Rivers and Streams in the Pine Barrens flow east into the estuaries and bays along the Atlantic.
Oswego Lake © Bob Birdsall
One river, the Rancocas Creek, flows west to the Delaware River. These are all slow-moving streams and rivers, fed by rains and the Kirkwood-Cohansey aquifer. These rivers and streams, when undisturbed by human impacts, are highly acidic and very low in nutrients. These key water quality characteristics shape the biological cycles and communities within the rivers, streams and wetlands.
The streams and rivers of the Pine Barrens support unique plant communities and complex wildlife communities. About sixteen species of fish are considered indigenous to the Pinelands waters, and another forty-six species, including peripheral and introduced species, may be encountered.
[+ ZOOM] The river runs through a canyon of white cedar trees. © Albert D. Horner
Permanent natural lakes are absent from the Pine Barrens. The only natural ponds or lakes in the Pine Barrens are those created by beaver, which dam up streams to create ponds and foster growth of the aquatic plants they like to eat. The larger lakes one sees today are all manmade. People have been damming up watercourses in the Pinelands since the earliest European settlers arrived. Impoundments that can be called lakes in a technical sense (with water deep enough to limit plant growth in some areas) are the result of activities designed to use water power: people built dams and waterwheels to drive machinery such as grist mills, sawmills, and the bellows associated with the forges and furnaces.
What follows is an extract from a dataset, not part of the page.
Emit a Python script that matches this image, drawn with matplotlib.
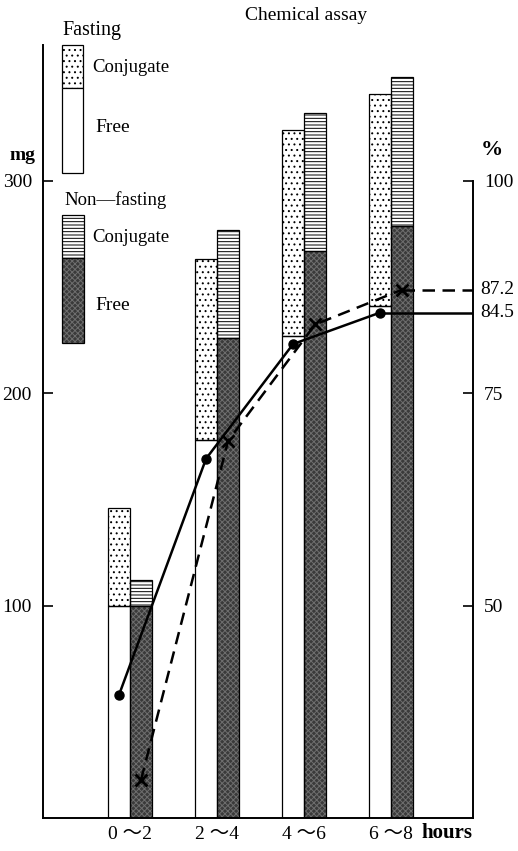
import matplotlib
matplotlib.use("Agg")
import matplotlib.pyplot as plt
from matplotlib.patches import Rectangle
import numpy as np

# data
categories = ["0 ～2", "2 ～4", "4 ～6", "6 ～8"]
fasting_free = [100, 178, 227, 241]          # mg
fasting_total = [146, 263, 324, 341]         # mg (free + conjugate)
nonfasting_free = [100, 226, 267, 279]       # mg
nonfasting_total = [112, 277, 332, 349]      # mg
fasting_pct = [39.5, 67.3, 80.8, 84.5]       # %
nonfasting_pct = [29.5, 69.4, 83.1, 87.2]    # %
mg_ticks = [100, 200, 300]
pct_ticks = [50, 75, 100]

W, H = 518, 851
FONT = ["Liberation Serif", "Noto Sans CJK JP", "DejaVu Serif"]
plt.rcParams["font.family"] = FONT
plt.rcParams["hatch.linewidth"] = 0.7

DARK = "#3a3a3a"
DARK_HATCH = "#6e6e6e"


def fx(x):
    return x / W


def fy(y):
    return 1 - y / H


def layered_bar(ax, x, bottom, height, w, face, hatch=None, hcolor="black"):
    ax.bar(x, height, w, bottom=bottom, color=face, edgecolor="none", linewidth=0, zorder=1)
    if hatch:
        ax.bar(x, height, w, bottom=bottom, fill=False, hatch=hatch,
               edgecolor=hcolor, linewidth=0, zorder=2)
    ax.bar(x, height, w, bottom=bottom, fill=False, edgecolor="black", linewidth=0.9, zorder=3)


def legend_box(fig, x0, x1, y0, y1, face, hatch=None, hcolor="black"):
    xy = (fx(x0), fy(y1))
    w, h = fx(x1) - fx(x0), fy(y0) - fy(y1)
    fig.patches.append(Rectangle(xy, w, h, transform=fig.transFigure,
                                 facecolor=face, edgecolor="none", lw=0))
    if hatch:
        fig.patches.append(Rectangle(xy, w, h, transform=fig.transFigure, fill=False,
                                     hatch=hatch, edgecolor=hcolor, lw=0))
    fig.patches.append(Rectangle(xy, w, h, transform=fig.transFigure, fill=False,
                                 edgecolor="black", lw=0.9))


fig = plt.figure(figsize=(W / 100, H / 100), dpi=100)
ax = fig.add_axes([fx(43), fy(818), fx(473) - fx(43), fy(45) - fy(818)])

x = np.arange(len(categories))
bw = 0.253
xf = x - bw / 2
xn = x + bw / 2
f_conj = np.array(fasting_total) - np.array(fasting_free)
n_conj = np.array(nonfasting_total) - np.array(nonfasting_free)

for i in range(len(categories)):
    layered_bar(ax, xf[i], 0, fasting_free[i], bw, "white")
    layered_bar(ax, xf[i], fasting_free[i], f_conj[i], bw, "white", "...")
    layered_bar(ax, xn[i], 0, nonfasting_free[i], bw, DARK, "xxxxxx", DARK_HATCH)
    layered_bar(ax, xn[i], nonfasting_free[i], n_conj[i], bw, "white", "-----")

ymax = 364
ax.set_ylim(0, ymax)
ax.set_xlim(-1.0, 3.94)
ax.set_yticks(mg_ticks)
ax.set_xticks(x)
ax.set_xticklabels(categories, fontsize=14)
ax.tick_params(axis="x", length=0, pad=6)
ax.tick_params(axis="y", direction="in", length=7, width=1.2, labelsize=14, pad=8)
for s in ["top", "right"]:
    ax.spines[s].set_visible(False)
for s in ["left", "bottom"]:
    ax.spines[s].set_linewidth(1.4)

ax2 = ax.twinx()
ax2.set_ylim(25, 25 + ymax / 4)
ax2.set_yticks(pct_ticks)
ax2.tick_params(axis="y", direction="in", length=7, width=1.2, labelsize=14, pad=8)
for s in ["top", "left", "bottom"]:
    ax2.spines[s].set_visible(False)
ax2.spines["right"].set_linewidth(1.4)
ax2.spines["right"].set_bounds(25, 100)

xr = ax.get_xlim()[1]
ax2.plot(xf, fasting_pct, color="black", lw=1.8, marker="o", ms=6.5, zorder=5)
ax2.plot([xf[-1], xr], [fasting_pct[-1]] * 2, color="black", lw=1.8, zorder=5)
ax2.plot(xn, nonfasting_pct, color="black", lw=1.8, ls=(0, (5, 3)), marker="x",
         ms=8, mew=2, zorder=5)
ax2.plot([xn[-1], xr], [nonfasting_pct[-1]] * 2, color="black", lw=1.8,
         ls=(0, (5, 3)), zorder=5)
ax2.text(xr + 0.08, fasting_pct[-1], f"{fasting_pct[-1]}", fontsize=14,
         va="center", ha="left", clip_on=False)
ax2.text(xr + 0.08, nonfasting_pct[-1], f"{nonfasting_pct[-1]}", fontsize=14,
         va="center", ha="left", clip_on=False)

# legend
legend_box(fig, 62, 83, 45, 88, "white", "...")
legend_box(fig, 62, 83, 88, 173, "white")
legend_box(fig, 62, 84, 215, 258, "white", "-----")
legend_box(fig, 62, 84, 258, 343, DARK, "xxxxxx", DARK_HATCH)
fig.text(fx(62), fy(30), "Fasting", fontsize=14.5, va="center", ha="left")
fig.text(fx(92), fy(67), "Conjugate", fontsize=13.5, va="center", ha="left")
fig.text(fx(95), fy(127), "Free", fontsize=14, va="center", ha="left")
fig.text(fx(64), fy(200), "Non—fasting", fontsize=13.5, va="center", ha="left")
fig.text(fx(92), fy(238), "Conjugate", fontsize=13.5, va="center", ha="left")
fig.text(fx(95), fy(305), "Free", fontsize=14, va="center", ha="left")

fig.text(fx(306), fy(15), "Chemical assay", fontsize=14, va="center", ha="center")
fig.text(fx(22), fy(156), "mg", fontsize=14, va="center", ha="center", weight="bold")
fig.text(fx(492), fy(150), "%", fontsize=16, va="center", ha="center", weight="bold")
fig.text(fx(447), fy(833), "hours", fontsize=15, va="center", ha="center", weight="bold")

fig.savefig("out.png", dpi=100)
People have been damming up watercourses in the Pinelands since the earliest European settlers arrived.
Ponds are technically any body of fresh water that is shallow enough to permit plant growth from the bottom throughout the entire area of the pond. Small impoundments made by people for various reasons qualify as ponds. Beavers make ponds throughout the area, when they have the opportunity.
Intermittent ponds, sometimes also called vernal pools. These ponds are only filled with water part of the year. They form in shallow depressions where the water table is very near the surface for most of the year. These ponds fill with water in the fall, winter and early spring, then dry up in the late spring and summer as the water table falls. Intermittent ponds support many rare plants and animals. For example, they are favored by Pine Barrens Treefrogs and salamanders for breeding because they do not harbor fish that would prey on the amphibians’ eggs.